Born and raised in the Lower Ninth Ward, Keith Calhoun is a New Orleans photographer committed to documenting the local culture, spirit, and people of his hometown.
He began his photographic career running a portrait studio in the French Quarter of New Orleans. Since then, he has documented the African American community in New Orleans and its surrounding areas, creating a unique body of work that chronicles the daily lives and cultural richness of this community over the past thirty years. Past work includes stories on laborers on the loading docks of the Mississippi River, sugarcane plantations on River Road, and day laborers working in sweet potato and cotton fields. In addition, he has produced an extensive body of work on Angola Prison, focusing on its incarcerated men and the impact of the prison system on their families; the work was featured in Aperture in February 2006.

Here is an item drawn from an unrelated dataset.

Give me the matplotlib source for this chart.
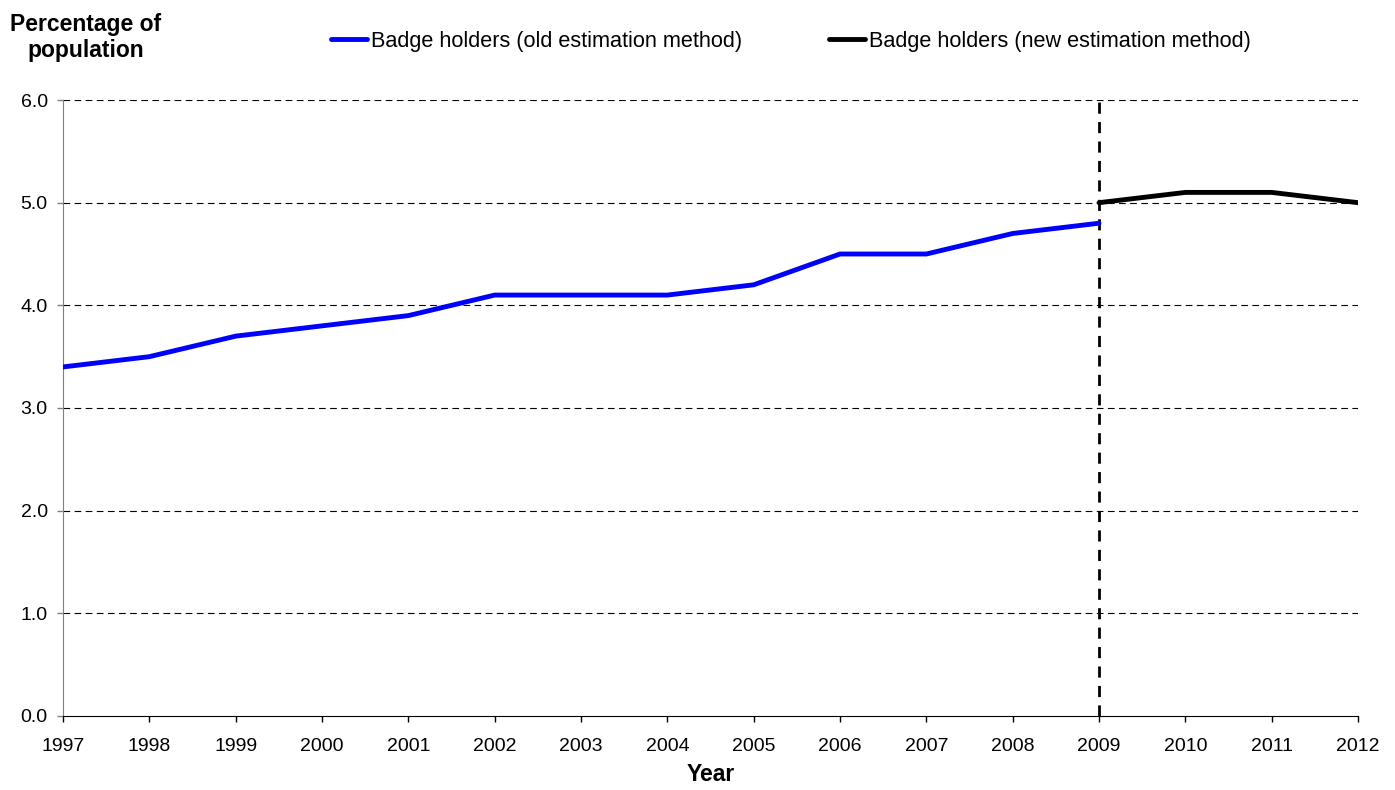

Calhoun's work has been published in numerous magazines and newspapers, including The New York Times, Houston Chronicle, Chicago Sun-Times, and Albuquerque Tribune. His photographs have been included in exhibitions at the Smithsonian Institution, Brooklyn Museum of Art, Philadelphia African American Museum, Civil Rights Museum, New Orleans Museum of Art, The Peace Museum, The Nathan Cummings Foundation, New York University, and Aperture Gallery. He has received several awards from the New Orleans Press Club.
Calhoun and creative partner and wife Chandra McCormick (also a Katrina Media Fellow) lost two-thirds of their photographic archives when their home and studio were ravaged by the floodwaters of Hurricane Katrina. They have relocated to Spring, Texas, but are in the process of rebuilding their New Orleans home and photography studio in the Lower Ninth Ward.